Look at this example:
http://www.dvdrhelp.com/forum/images/guides/p806318/brook.JPG

I've tried changing brightness, contrast, sharpness, on preview and onthe card, nothing has looked right. I have tried recording to a VHS then recording to the card via VCR, but that didn't work either. It just doesnt make any sense. I hooked up my Xbox to the A/V input in the card, no bleeding. It just doesn't want me to get this working. I have even tried RF in, and get lower quality AND still bleeding. Its like an incompatibility with anything the old camera has ever recorded. I even burned it to a DVD, and played it on my TV, same thing as it looks like on my monitor. I am almost ready to give up. There is nothing else I can think of to do. Maybe my card just sucks. I thought a 9-bit video decoder would be good enough, but I guess a $50 card isn't enough?

Fredledingue
29th February 2004, 22:08
If the cassette is 20 years old, it's no surprise that it looks like that.

Arachnotron
29th February 2004, 22:59
The reason it caps like this may simply be because that is what is in your source by now.

You might try a histogram equalisation.

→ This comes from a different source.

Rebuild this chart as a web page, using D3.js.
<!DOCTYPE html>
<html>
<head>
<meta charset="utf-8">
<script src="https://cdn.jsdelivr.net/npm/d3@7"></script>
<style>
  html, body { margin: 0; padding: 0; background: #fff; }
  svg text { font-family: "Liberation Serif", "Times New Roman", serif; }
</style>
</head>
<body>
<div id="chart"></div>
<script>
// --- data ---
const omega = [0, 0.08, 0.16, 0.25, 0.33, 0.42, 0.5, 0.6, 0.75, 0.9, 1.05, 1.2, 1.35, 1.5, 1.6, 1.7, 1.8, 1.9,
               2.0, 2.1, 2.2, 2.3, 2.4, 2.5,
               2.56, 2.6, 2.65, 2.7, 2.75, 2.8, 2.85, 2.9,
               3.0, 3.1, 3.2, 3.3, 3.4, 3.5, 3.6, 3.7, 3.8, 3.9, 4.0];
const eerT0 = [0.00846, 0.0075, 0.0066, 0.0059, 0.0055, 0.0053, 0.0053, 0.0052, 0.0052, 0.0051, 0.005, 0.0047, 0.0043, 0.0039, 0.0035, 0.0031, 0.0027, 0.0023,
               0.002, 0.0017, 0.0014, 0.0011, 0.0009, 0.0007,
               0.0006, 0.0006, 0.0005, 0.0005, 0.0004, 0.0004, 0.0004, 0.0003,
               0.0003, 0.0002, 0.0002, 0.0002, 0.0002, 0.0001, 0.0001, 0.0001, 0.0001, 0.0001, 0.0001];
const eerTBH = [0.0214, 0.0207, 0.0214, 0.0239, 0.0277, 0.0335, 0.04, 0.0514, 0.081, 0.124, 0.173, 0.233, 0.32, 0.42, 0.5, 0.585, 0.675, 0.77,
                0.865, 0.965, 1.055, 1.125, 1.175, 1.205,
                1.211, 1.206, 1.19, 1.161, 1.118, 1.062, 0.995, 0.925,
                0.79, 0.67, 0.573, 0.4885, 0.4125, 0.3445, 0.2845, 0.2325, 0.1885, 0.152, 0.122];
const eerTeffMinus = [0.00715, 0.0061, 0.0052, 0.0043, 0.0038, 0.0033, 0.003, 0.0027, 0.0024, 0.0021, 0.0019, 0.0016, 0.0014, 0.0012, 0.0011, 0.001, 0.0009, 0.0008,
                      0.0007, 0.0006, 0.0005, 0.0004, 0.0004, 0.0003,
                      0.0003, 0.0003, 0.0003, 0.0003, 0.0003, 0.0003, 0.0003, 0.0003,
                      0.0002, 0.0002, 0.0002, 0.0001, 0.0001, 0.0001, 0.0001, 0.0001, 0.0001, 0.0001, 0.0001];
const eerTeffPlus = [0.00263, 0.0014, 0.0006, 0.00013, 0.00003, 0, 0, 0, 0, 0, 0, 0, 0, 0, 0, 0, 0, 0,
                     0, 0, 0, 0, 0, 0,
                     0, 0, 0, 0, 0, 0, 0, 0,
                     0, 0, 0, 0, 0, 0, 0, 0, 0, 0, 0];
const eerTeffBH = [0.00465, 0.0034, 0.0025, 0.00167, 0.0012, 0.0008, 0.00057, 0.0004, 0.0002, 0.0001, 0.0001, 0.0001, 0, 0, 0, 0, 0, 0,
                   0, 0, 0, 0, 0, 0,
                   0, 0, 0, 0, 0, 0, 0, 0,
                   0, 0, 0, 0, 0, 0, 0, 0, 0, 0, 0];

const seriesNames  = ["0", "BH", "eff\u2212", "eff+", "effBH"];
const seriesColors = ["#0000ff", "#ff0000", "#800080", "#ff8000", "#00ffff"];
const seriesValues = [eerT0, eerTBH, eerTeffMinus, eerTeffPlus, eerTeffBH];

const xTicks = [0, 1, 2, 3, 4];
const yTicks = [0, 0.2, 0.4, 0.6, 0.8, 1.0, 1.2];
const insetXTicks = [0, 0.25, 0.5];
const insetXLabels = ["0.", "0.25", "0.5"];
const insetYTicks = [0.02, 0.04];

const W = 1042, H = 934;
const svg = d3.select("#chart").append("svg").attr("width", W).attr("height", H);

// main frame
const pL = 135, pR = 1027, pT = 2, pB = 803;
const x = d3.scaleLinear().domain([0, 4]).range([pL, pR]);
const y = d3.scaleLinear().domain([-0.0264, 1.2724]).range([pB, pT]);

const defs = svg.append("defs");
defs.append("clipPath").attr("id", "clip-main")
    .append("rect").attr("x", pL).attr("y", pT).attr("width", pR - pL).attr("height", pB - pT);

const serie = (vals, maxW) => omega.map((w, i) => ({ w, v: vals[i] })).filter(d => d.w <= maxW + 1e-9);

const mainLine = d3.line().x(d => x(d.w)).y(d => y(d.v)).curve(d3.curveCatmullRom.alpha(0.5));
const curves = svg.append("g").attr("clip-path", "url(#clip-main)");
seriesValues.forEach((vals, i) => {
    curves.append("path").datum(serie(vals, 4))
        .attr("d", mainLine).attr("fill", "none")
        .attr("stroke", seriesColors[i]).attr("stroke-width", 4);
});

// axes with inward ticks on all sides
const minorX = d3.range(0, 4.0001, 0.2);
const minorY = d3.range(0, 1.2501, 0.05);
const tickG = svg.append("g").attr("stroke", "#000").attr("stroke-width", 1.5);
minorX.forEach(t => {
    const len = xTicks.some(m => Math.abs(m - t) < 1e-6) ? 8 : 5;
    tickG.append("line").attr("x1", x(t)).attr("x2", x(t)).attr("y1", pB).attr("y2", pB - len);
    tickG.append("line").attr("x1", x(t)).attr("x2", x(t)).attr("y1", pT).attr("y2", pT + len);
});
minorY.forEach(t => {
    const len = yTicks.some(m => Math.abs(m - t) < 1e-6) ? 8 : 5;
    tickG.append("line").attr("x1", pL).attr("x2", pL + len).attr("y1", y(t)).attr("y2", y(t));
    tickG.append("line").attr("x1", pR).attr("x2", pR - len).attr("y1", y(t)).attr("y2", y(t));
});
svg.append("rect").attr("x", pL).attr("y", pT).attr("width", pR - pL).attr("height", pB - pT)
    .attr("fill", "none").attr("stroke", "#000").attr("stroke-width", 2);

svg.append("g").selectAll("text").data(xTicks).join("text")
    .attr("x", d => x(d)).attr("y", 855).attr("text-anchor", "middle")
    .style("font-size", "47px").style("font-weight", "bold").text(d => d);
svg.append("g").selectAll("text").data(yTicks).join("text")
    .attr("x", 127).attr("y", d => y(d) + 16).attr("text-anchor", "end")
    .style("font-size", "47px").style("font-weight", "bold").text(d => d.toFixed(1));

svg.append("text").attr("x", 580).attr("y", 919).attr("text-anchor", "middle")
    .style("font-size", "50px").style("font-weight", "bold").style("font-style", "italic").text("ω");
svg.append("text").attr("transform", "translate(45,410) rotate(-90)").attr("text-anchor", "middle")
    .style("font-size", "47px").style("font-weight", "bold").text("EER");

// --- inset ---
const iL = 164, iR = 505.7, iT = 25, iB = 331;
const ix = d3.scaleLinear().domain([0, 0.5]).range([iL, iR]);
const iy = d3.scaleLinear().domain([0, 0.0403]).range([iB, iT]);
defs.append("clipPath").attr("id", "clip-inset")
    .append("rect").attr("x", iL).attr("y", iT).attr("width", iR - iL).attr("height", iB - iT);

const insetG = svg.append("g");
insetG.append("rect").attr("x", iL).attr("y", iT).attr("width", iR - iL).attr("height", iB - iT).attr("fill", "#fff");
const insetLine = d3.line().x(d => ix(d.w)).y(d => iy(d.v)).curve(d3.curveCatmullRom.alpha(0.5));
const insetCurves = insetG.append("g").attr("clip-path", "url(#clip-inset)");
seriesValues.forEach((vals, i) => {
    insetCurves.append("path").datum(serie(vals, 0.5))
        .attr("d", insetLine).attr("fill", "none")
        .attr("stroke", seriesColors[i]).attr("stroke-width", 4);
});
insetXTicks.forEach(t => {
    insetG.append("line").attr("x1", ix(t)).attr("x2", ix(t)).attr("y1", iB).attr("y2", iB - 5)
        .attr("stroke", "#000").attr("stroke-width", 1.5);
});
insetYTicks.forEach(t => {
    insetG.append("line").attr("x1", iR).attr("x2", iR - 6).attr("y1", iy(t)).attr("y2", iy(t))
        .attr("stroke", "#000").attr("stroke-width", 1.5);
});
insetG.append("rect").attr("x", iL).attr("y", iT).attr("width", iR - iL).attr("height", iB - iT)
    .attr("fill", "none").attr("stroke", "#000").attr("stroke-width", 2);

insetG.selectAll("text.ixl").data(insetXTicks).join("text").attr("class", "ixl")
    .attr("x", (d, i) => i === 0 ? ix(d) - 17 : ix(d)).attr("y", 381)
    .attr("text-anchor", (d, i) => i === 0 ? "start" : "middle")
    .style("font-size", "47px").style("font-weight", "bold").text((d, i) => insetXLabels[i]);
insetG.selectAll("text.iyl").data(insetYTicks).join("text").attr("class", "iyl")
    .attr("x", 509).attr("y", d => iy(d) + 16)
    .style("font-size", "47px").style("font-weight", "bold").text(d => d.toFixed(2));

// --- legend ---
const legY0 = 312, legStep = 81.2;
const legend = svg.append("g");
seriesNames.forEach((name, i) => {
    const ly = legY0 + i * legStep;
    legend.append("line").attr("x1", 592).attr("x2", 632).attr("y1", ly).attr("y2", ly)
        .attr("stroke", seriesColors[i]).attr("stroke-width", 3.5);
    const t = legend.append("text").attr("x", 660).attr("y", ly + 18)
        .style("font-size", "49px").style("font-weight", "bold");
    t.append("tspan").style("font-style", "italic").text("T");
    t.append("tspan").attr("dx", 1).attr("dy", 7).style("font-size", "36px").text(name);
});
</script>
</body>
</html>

Look in this (http://forum.doom9.org/showthread.php?s=&threadid=71357) thread for some info on this.

[edit] Whith the above I mean: cap with default settings, and try to repair the damage in post processing. The vdub EOD plugin could be usefull here, but as mentioned in the thread, there are issues.

And try a forum search on histogram equalisations, there might be other solutions.

trevlac
2nd March 2004, 16:30
Have you tried to record new footage and play it back? It's probably worth the effort. If your sample is new footage, you should try a different camera for a play back test.

I have a friend who could not play back from his old hi-8. He got a new Digital8. Fastest and easiest way to 'digitize' 8mm tape. Solved all of his problems.